As I talk about the writing, I also want to point out that Anappara can set a scene with the best of them. The portraits of the basti and the families and the realities of poverty and girlhood and the disappearing children, all of it really, was so fully rendered – this may be fiction but it was as tangible as reality. It’s clear that she really knew the spaces she was writing about. Lastly, as a stylistic writing choice, the little “ghost” stories that she began each section with did grow on me, by the end, but honestly they just never flowed, literarily, as well with the rest of the novel as I would have wanted; though they were on point topically. I did, however, love (in the sense that I loved what they added to the depth of the novel, not that I loved what they were telling/showing), the intermittent chapters from the point of views of the last moments of each of the disappeared children. Heartbreaking, but they really gave the novel an extra something that it needed. 

There was a well-balanced mix of “plot” and exposition in this book, that I think easily could have swayed too far one way, but never did. The mystery piece, as the basti residents (and of course our intrepid detectives Jai, Pari and Faiz) gather information and details and the number of missing children increases, was paced nicely and had enough info to satisfy us as readers while not being more than these characters might have known/had informational access to. Simultaneously, Anappara’s skill in setting the scene unfolded, giving the reader clear and unforgiving insight into the social/structural inequalities and dangers of poverty/religious minority in India’s slums. Addressing topics from homelessness/begging to sexual assault to general lack of political/administrative care to the details of the education system (and the way so many children of poor families have less access/must work instead of attending, etc.) to the limiting expectations/options for girls, the knowledge from her journalistic experience and background provided such a fullness. In addition, the way she wrote about how rumors/word spread, the way stories are trumped up with retellings (to the harm of innocents – the victims and minority groups and others without proof), was so compelling. Plus, the reality she portrays, with how communities are incited and react in the face of no support from police/policy makers (when any chance at justice falls to the hands of the masses) is a horrible and universal truth.  
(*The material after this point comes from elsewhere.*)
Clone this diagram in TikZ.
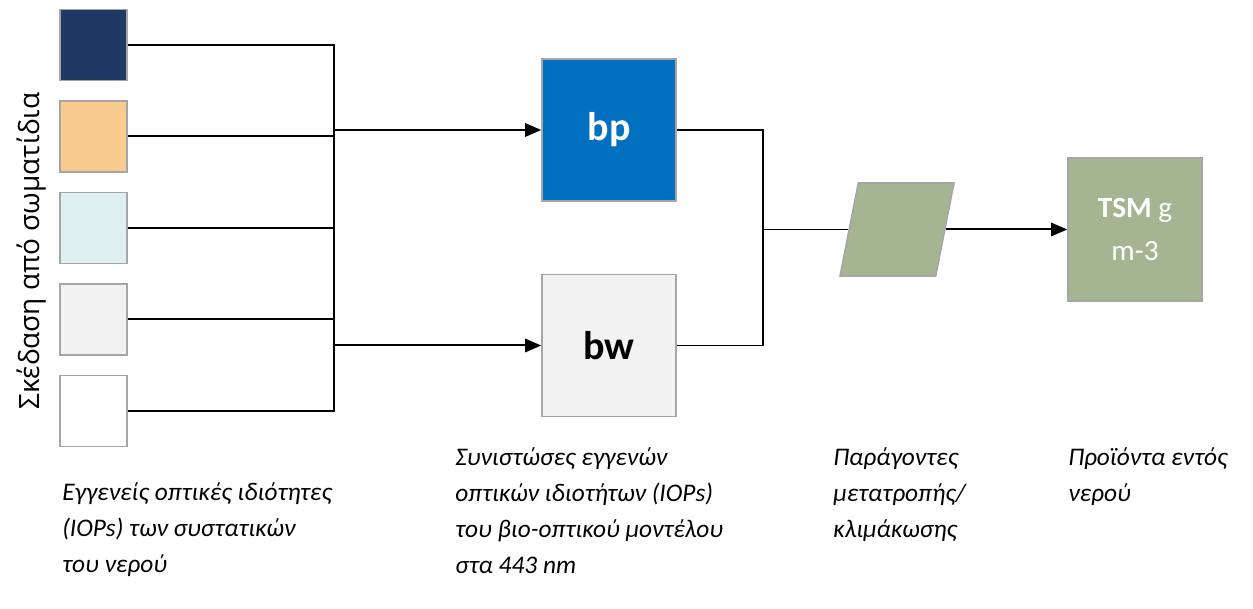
\documentclass[tikz,border=0pt]{standalone}
\usepackage{fontspec}
\setmainfont{Carlito}
\newfontfamily\labelfont{Open Sans}
\usetikzlibrary{arrows.meta,shapes.geometric}

\definecolor{navybox}{HTML}{203864}
\definecolor{peachbox}{HTML}{F8CB8F}
\definecolor{cyanbox}{HTML}{DFF0F0}
\definecolor{greybox}{HTML}{F2F2F2}
\definecolor{bpblue}{HTML}{0070C0}
\definecolor{sage}{HTML}{A5B592}
\definecolor{rim}{HTML}{A6A6A6}

\tikzset{
  iop/.style={draw=rim, line width=1.2pt, minimum width=50.25pt, minimum height=53.25pt, inner sep=0pt},
  comp/.style={draw=rim, line width=1.2pt, minimum width=100.5pt, minimum height=106.5pt, inner sep=0pt,
    font=\fontsize{30}{36}\selectfont\bfseries},
  wire/.style={line width=1.5pt},
  thinwire/.style={line width=0.8pt},
  feed/.style={line width=1.5pt, -{Triangle[length=12pt,width=10pt]}},
  caption/.style={anchor=north west, inner sep=0pt, align=left, font=\fontsize{19}{27}\selectfont\itshape}
}

\begin{document}
\begin{tikzpicture}[x=0.75pt,y=-0.75pt]
\useasboundingbox (0,0) rectangle (1253,609);

% IOPs of the water constituents
\node[iop, fill=navybox]  (c1) at (93.5,45) {};
\node[iop, fill=peachbox] (c2) at (93.5,136.5) {};
\node[iop, fill=cyanbox]  (c3) at (93.5,228) {};
\node[iop, fill=greybox]  (c4) at (93.5,319.5) {};
\node[iop, fill=white]    (c5) at (93.5,411) {};
\node[rotate=90, font=\labelfont\fontsize{21}{24}\selectfont] (scat) at (32,251) {Σκέδαση από σωματίδια};

% bio-optical components
\node[comp, fill=bpblue, text=white] (bp) at (609,130) {bp};
\node[comp, fill=greybox] (bw) at (609,345.5) {bw};

% conversion factor and product
\node[trapezium, trapezium left angle=76.7, trapezium right angle=103.3, trapezium stretches=true,
  draw=rim, line width=1.2pt, fill=sage, minimum width=85.5pt, minimum height=69.75pt, inner sep=3pt] (conv) at (897,229.5) {};
\node[draw=rim, line width=1.2pt, fill=sage, minimum width=100.5pt, minimum height=107.25pt, inner sep=0pt,
  text=white, align=center, font=\fontsize{22}{32}\selectfont] (tsm) at (1135,229.5) {\textbf{TSM} g\\m-3};

% junctions
\coordinate (j1) at (334,130);
\coordinate (j2) at (334,345.5);
\coordinate (j3) at (763,229.5);

\draw[wire] (c1.east) -| (j1);
\draw[wire] (c2.east) -| (j1);
\draw[wire] (c3.east) -| (j2);
\draw[wire] (c4.east) -| (j2);
\draw[wire] (c5.east) -| (j2);
\draw[wire] (j1) -- (j2);
\draw[feed] (j1) -- (bp.west);
\draw[feed] (j2) -- (bw.west);

\draw[thinwire] (bp.east) -| (j3);
\draw[thinwire] (bw.east) -| (j3);
\draw[thinwire] (j3) -- (conv);
\draw[feed] (conv) -- (tsm.west);

% captions
\node[caption] (t1) at (62,482) {Εγγενείς οπτικές ιδιότητες\\(IOPs) των συστατικών\\του νερού};
\node[caption] (t2) at (455,447) {Συνιστώσες εγγενών\\οπτικών ιδιοτήτων (IOPs)\\του βιο-οπτικού μοντέλου\\στα 443 nm};
\node[caption] (t3) at (833,447) {Παράγοντες\\μετατροπής/\\κλιμάκωσης};
\node[caption] (t4) at (1068,447) {Προϊόντα εντός\\νερού};
\end{tikzpicture}
\end{document}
Overall, this was quite a heavy story, especially the ending. It’s very literarily well done. The lack of clarity and conclusion is frustrating (for the reader) as well as difficult (in the heartbreaking way) to read, but also….very real. It’s in some ways softened by the child’s point of view that tells the story, and in some ways made worse by how aware the reader is of the loss of “innocence” as it happens, even if the child isn’t (at least not on the same level). I thought this novel was immersive and gripping as far as the writing, though not particularly lighthearted or easy-going topically, and with that caveat, I really “enjoyed” reading it.